The fields of Oakwood Cemetery lie crowded with souls — governors, generals and grandmothers — all stubbornly silent.
For centuries, the grieving find little comfort but to speak the names on their stones, letting the words float off on the wind.
But now a telephone booth offers a direct line to the cosmos, a tool for shortening the distance to eternity. Partially hidden in a wooden alcove, the “wind phone” giving the mournful or the curious extra assurance that the dead are not only listening, but maybe even talking back.
“I think it’s a comfort,” said Robin Simonton, the cemetery’s executive director. “Of course, it’s not a tool to communicate. It’s just a symbol. But anytime you feel close to somebody, or have the tools to feel close to somebody ...”
The wind phone stands just beyond the stone bridge, a short walk from the downtown cemetery’s granite arch, hidden partially by trees to facilitate private calls to the afterlife.

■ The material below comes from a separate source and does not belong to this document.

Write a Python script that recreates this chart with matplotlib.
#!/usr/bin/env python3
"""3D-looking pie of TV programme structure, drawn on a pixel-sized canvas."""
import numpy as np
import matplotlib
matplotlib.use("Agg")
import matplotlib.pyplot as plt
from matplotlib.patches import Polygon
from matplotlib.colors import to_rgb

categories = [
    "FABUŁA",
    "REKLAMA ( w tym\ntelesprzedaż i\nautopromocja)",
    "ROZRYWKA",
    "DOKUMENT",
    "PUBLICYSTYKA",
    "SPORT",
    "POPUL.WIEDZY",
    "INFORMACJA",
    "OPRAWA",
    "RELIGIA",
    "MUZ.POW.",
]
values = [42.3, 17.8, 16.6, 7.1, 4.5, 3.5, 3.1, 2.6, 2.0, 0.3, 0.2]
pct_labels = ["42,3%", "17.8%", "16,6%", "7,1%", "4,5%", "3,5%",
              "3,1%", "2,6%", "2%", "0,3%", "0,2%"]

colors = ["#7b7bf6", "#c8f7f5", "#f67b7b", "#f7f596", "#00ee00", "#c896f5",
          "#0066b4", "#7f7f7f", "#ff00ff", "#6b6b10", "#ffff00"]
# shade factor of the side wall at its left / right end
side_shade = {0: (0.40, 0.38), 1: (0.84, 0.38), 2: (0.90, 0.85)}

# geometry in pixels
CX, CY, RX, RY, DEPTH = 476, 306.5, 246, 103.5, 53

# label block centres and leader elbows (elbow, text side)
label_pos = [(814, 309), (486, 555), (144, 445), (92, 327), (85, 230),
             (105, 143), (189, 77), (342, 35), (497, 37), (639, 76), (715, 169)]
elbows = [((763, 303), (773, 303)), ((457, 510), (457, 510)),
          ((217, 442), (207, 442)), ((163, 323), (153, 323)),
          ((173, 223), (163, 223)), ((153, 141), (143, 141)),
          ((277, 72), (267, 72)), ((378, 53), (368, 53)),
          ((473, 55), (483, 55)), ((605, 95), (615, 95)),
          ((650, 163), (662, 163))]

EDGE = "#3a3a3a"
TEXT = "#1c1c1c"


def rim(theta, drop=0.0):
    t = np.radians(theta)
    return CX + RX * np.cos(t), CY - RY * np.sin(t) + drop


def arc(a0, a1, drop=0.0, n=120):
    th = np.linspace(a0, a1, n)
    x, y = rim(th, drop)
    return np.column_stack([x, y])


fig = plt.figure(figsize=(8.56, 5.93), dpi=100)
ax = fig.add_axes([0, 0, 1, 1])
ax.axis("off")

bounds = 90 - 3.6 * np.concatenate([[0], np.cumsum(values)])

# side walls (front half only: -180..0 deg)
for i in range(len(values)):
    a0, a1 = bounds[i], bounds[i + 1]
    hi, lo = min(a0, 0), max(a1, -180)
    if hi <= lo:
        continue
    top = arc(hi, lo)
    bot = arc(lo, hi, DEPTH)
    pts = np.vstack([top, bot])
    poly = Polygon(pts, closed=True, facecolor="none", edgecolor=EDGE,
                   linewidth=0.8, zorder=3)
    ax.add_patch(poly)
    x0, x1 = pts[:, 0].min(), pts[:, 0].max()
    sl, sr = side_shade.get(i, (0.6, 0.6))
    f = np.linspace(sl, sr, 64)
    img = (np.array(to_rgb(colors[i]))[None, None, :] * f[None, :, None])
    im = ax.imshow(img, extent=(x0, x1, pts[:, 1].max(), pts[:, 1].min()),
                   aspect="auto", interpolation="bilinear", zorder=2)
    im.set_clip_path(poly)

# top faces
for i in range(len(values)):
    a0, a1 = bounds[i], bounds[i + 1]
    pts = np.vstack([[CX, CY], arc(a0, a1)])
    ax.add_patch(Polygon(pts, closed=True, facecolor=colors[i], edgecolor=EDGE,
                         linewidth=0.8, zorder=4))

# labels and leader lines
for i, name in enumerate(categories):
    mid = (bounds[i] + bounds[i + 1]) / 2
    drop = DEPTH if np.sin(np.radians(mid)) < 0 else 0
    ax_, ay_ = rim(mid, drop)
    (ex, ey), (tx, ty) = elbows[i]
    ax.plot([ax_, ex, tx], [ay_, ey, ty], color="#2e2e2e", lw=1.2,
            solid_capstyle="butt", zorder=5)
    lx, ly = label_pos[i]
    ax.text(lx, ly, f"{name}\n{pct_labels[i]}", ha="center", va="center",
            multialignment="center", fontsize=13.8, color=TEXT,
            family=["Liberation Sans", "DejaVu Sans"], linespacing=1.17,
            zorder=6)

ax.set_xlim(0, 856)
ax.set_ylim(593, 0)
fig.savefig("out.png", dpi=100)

The receiver dangles inside a wooden booth made by Ian Dunn, a Raleigh photographer and archivist. When you cradle it to your ear, the only sounds come rushing out of imagination — a dial tone made from memory.

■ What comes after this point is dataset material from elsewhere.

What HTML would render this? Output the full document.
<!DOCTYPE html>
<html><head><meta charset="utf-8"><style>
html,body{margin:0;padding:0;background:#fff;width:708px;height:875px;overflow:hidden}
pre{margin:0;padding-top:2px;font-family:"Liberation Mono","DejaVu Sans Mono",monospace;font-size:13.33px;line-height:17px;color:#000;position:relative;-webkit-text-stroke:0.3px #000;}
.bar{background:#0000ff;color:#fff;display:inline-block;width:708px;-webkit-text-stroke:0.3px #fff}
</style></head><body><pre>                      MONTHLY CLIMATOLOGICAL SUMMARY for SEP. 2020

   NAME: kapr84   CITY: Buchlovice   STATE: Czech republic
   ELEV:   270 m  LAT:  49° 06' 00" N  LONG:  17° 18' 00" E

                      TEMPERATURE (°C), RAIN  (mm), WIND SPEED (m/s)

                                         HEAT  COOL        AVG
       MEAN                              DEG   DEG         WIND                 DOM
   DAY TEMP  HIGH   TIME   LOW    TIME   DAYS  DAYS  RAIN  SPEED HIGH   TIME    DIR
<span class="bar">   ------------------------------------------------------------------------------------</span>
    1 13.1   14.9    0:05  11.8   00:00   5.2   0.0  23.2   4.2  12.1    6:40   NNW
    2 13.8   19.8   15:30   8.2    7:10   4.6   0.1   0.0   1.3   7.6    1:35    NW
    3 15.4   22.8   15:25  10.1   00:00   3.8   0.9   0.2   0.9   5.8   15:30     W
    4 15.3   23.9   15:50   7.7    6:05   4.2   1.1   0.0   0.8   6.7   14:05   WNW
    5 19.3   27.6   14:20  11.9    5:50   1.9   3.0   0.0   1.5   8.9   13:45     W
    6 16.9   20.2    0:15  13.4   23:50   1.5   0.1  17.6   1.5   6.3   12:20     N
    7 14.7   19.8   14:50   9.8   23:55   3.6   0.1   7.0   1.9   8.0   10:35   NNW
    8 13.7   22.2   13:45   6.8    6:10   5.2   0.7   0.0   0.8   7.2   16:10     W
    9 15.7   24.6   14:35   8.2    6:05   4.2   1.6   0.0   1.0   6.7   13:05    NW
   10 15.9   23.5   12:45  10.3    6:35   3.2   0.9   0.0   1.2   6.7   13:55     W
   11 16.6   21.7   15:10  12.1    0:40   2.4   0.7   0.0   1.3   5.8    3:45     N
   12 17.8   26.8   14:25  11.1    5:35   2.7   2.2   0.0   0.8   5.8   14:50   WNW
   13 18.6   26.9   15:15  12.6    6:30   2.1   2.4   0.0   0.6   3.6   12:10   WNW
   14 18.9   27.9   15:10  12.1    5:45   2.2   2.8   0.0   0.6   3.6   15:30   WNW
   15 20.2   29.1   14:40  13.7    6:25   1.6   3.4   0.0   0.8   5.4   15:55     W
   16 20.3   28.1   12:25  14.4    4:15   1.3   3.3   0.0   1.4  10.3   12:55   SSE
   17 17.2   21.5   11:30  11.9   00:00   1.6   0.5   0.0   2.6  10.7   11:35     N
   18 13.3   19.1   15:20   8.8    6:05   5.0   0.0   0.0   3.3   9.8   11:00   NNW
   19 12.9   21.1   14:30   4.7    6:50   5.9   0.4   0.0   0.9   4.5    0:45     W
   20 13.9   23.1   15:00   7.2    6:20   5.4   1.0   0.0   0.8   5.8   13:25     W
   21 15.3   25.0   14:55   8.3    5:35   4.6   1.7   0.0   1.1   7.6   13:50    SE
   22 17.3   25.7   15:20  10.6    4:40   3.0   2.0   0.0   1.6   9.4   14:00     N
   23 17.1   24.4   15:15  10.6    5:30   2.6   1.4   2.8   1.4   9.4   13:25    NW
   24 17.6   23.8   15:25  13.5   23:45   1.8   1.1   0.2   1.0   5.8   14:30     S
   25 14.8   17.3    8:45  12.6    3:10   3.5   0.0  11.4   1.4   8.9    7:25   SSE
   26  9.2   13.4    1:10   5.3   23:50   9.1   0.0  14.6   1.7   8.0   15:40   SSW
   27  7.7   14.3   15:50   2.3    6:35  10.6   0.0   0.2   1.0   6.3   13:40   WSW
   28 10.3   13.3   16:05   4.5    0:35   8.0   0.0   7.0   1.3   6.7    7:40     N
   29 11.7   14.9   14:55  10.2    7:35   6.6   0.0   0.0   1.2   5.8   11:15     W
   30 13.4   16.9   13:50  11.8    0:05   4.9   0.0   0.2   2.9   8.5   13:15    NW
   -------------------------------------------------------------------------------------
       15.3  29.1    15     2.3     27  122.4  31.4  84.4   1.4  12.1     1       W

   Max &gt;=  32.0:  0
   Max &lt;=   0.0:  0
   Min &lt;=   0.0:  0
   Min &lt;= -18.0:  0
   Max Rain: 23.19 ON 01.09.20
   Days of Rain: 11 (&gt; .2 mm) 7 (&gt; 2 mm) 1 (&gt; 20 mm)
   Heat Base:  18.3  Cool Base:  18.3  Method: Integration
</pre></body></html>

Simonton didn’t announce or explain the phone’s presence after it went up this summer, but she tried it out herself on a day she missed her grandma.

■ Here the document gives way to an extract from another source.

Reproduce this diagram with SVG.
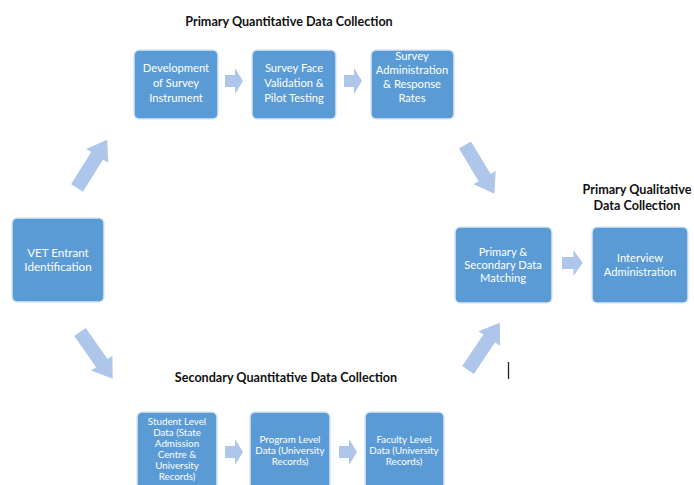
<svg xmlns="http://www.w3.org/2000/svg" width="694" height="485" viewBox="0 0 694 485">
<defs>
<style>
.box{fill:#5B9BD5;stroke:#DCE8F5;stroke-width:1.5}
.t{font-family:Lato,"Open Sans","Liberation Sans",sans-serif;fill:#fff;text-anchor:middle;font-size:11.2px}
.ts{font-family:Lato,"Open Sans","Liberation Sans",sans-serif;fill:#fff;text-anchor:middle;font-size:9.8px}
.h{font-family:Lato,"Open Sans","Liberation Sans",sans-serif;fill:#111;text-anchor:middle;font-size:12.6px;font-weight:bold}
.arr{fill:#AEC6EA}
</style>
<polygon id="big" points="0,-7 38,-7 38,-13 57,0 38,13 38,7 0,7"/>
<polygon id="small" points="0,-6 10,-6 10,-13 18,0 10,13 10,6 0,6"/>
</defs>
<rect width="694" height="485" fill="#fff"/>

<text class="h" x="289" y="26">Primary Quantitative Data Collection</text>
<text class="h" x="637" y="194">Primary Qualitative</text>
<text class="h" x="637" y="210">Data Collection</text>
<text class="h" x="286" y="382">Secondary Quantitative Data Collection</text>

<g id="n-vet"><rect class="box" x="12" y="218" width="92" height="84" rx="5"/>
<text class="t" x="58" y="257" style="font-size:11.6px">VET Entrant</text>
<text class="t" x="58" y="271" style="font-size:11.6px">Identification</text></g>

<g id="n-dev"><rect class="box" x="134" y="50" width="84" height="69" rx="5"/>
<text class="t" x="176" y="72">Development</text>
<text class="t" x="176" y="87">of Survey</text>
<text class="t" x="176" y="102">Instrument</text></g>

<g id="n-face"><rect class="box" x="252" y="50" width="84" height="69" rx="5"/>
<text class="t" x="294" y="72">Survey Face</text>
<text class="t" x="294" y="87">Validation &amp;</text>
<text class="t" x="294" y="102">Pilot Testing</text></g>

<g id="n-admin"><rect class="box" x="371" y="50" width="83" height="69" rx="5"/>
<text class="t" x="412" y="60">Survey</text>
<text class="t" x="412" y="74">Administration</text>
<text class="t" x="412" y="88">&amp; Response</text>
<text class="t" x="412" y="102">Rates</text></g>

<g id="n-match"><rect class="box" x="455" y="227" width="97" height="76" rx="5"/>
<text class="t" x="503" y="256">Primary &amp;</text>
<text class="t" x="503" y="269">Secondary Data</text>
<text class="t" x="503" y="282">Matching</text></g>

<g id="n-interview"><rect class="box" x="592" y="227" width="96" height="76" rx="5"/>
<text class="t" x="640" y="262">Interview</text>
<text class="t" x="640" y="276">Administration</text></g>

<g id="n-student"><rect class="box" x="137" y="412" width="80" height="80" rx="5"/>
<text class="ts" x="177" y="425">Student Level</text>
<text class="ts" x="177" y="436">Data (State</text>
<text class="ts" x="177" y="447">Admission</text>
<text class="ts" x="177" y="458">Centre &amp;</text>
<text class="ts" x="177" y="469">University</text>
<text class="ts" x="177" y="480">Records)</text></g>

<g id="n-program"><rect class="box" x="250" y="412" width="80" height="80" rx="5"/>
<text class="ts" x="290" y="443">Program Level</text>
<text class="ts" x="290" y="454">Data (University</text>
<text class="ts" x="290" y="465">Records)</text></g>

<g id="n-faculty"><rect class="box" x="365" y="412" width="79" height="80" rx="5"/>
<text class="ts" x="404" y="443">Faculty Level</text>
<text class="ts" x="404" y="454">Data (University</text>
<text class="ts" x="404" y="465">Records)</text></g>

<g id="connectors" class="arr">
<use href="#big" transform="translate(77,188) rotate(-58)"/>
<use href="#big" transform="translate(465,145) rotate(59)"/>
<use href="#big" transform="translate(80,332) rotate(55)"/>
<use href="#big" transform="translate(468,370) rotate(-56)"/>
<use href="#small" transform="translate(225,81)"/>
<use href="#small" transform="translate(344,81)"/>
<use href="#small" transform="translate(562,263) scale(1.15,1)"/>
<use href="#small" transform="translate(225,452)"/>
<use href="#small" transform="translate(339,452)"/>
</g>
<line x1="508.5" y1="362" x2="508.5" y2="379" stroke="#222" stroke-width="1.3"/>
</svg>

“I just hit a button,” she said, noting the phone’s keypad. “I wish it had a rotary. It would have been very soothing. Maybe I thought Heaven had a more high-tech version.”
Then on Saturday, she saw a woman pick it up and cautiously begin a celestial conversation — her family standing several steps behind. She looked a little confused, but she kept talking.
“The cemetery’s goal is to find ways for people to talk about death and grief,” said Simonton. “Death doesn’t go away, and the way we deal with it and feel it helps us all.”
As far as she can tell, the world has fewer than 10 wind phones, though one of them stands somewhere in North Carolina. The idea came from Japan, where garden designer Itaru Sasaki built one for speaking to his cousin. A year later after he made it, in 2011, an earthquake and tsunami killed more than 15,000 people, so Sasaki opened his phone to the public.
A visitor will find a QR code on a small sign, linking them to this poem by Stuart Gunter:
“The dial tone is silent and the ringing reaches up to the clouds: Hello, if you’re out there, please listen to me. Please, be okay. Please: be okay. Without all of you, it’s meaningless.
“Have a good trip. Good luck. As if they could hear them and would be home in time for supper.”
It is tempting, even reassuring, to imagine a phone somewhere at the end of the other line, on a cloud or in some happy afterlife.
I think of a my own father, eternally 10 years old, at the free hot dog stand of a never-ending Cleveland Indians game, suddenly pricking up his ears at the ringing.